Sustainability and Recyclability of Aluminum Extrusions

Aluminum is one of the most recyclable materials in widespread industrial use, and this characteristic is particularly relevant for extruded profiles. Recycling aluminum requires only approximately 5% of the energy needed to produce primary aluminum from bauxite ore, and recycled aluminum is metallurgically equivalent to primary metal for most extrusion alloys. This gives aluminum extrusions a compelling sustainability profile over their full lifecycle — especially in applications such as building facades, vehicle structures, and solar mounting systems, where the aluminum is accessible and recoverable at end of life.

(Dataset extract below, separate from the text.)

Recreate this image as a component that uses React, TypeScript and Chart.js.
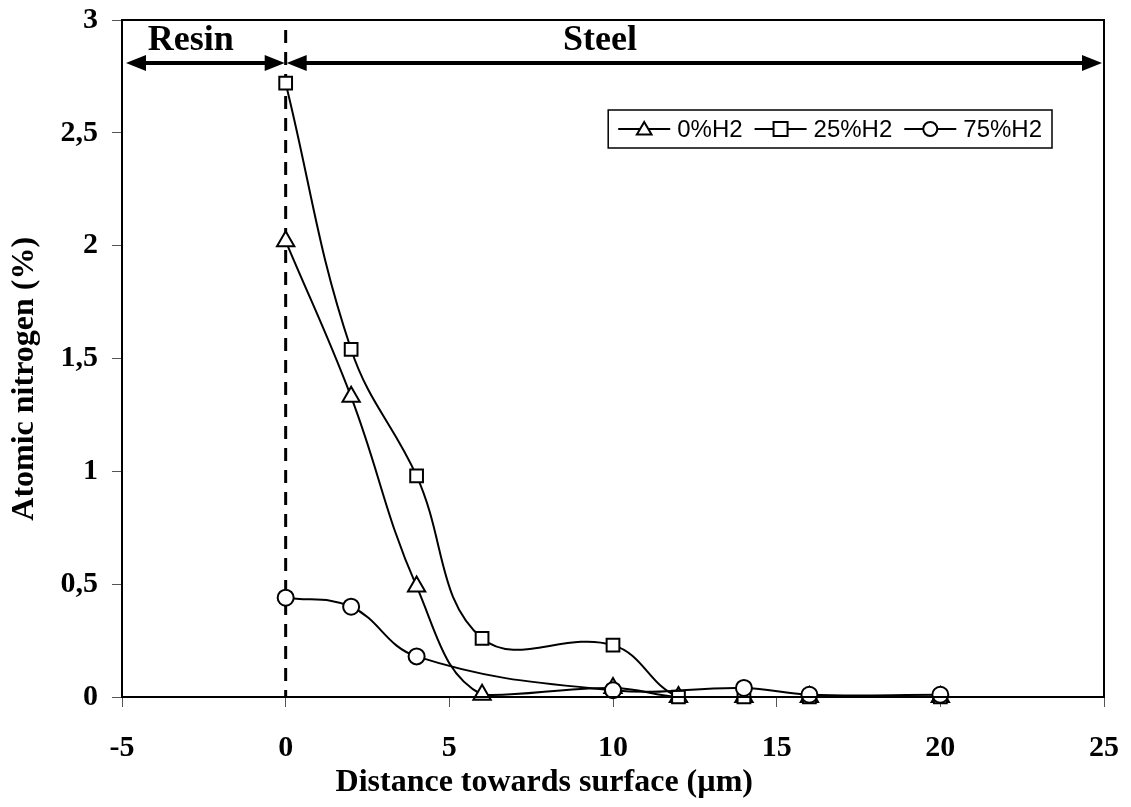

Many aluminum extruders now actively source recycled billet content and publish Environmental Product Declarations (EPDs) quantifying the embodied carbon of their extruded profiles. For architects and specifiers working on projects targeting LEED, BREEAM, or other green building certifications, choosing extruded aluminum profiles with high recycled content and a verifiable EPD contributes meaningfully to materials credits and whole-building carbon assessments. The shift toward low-carbon and near-zero-carbon aluminum — produced using hydroelectric power and high recycled content — is accelerating as sustainability requirements tighten across construction, automotive, and consumer product sectors.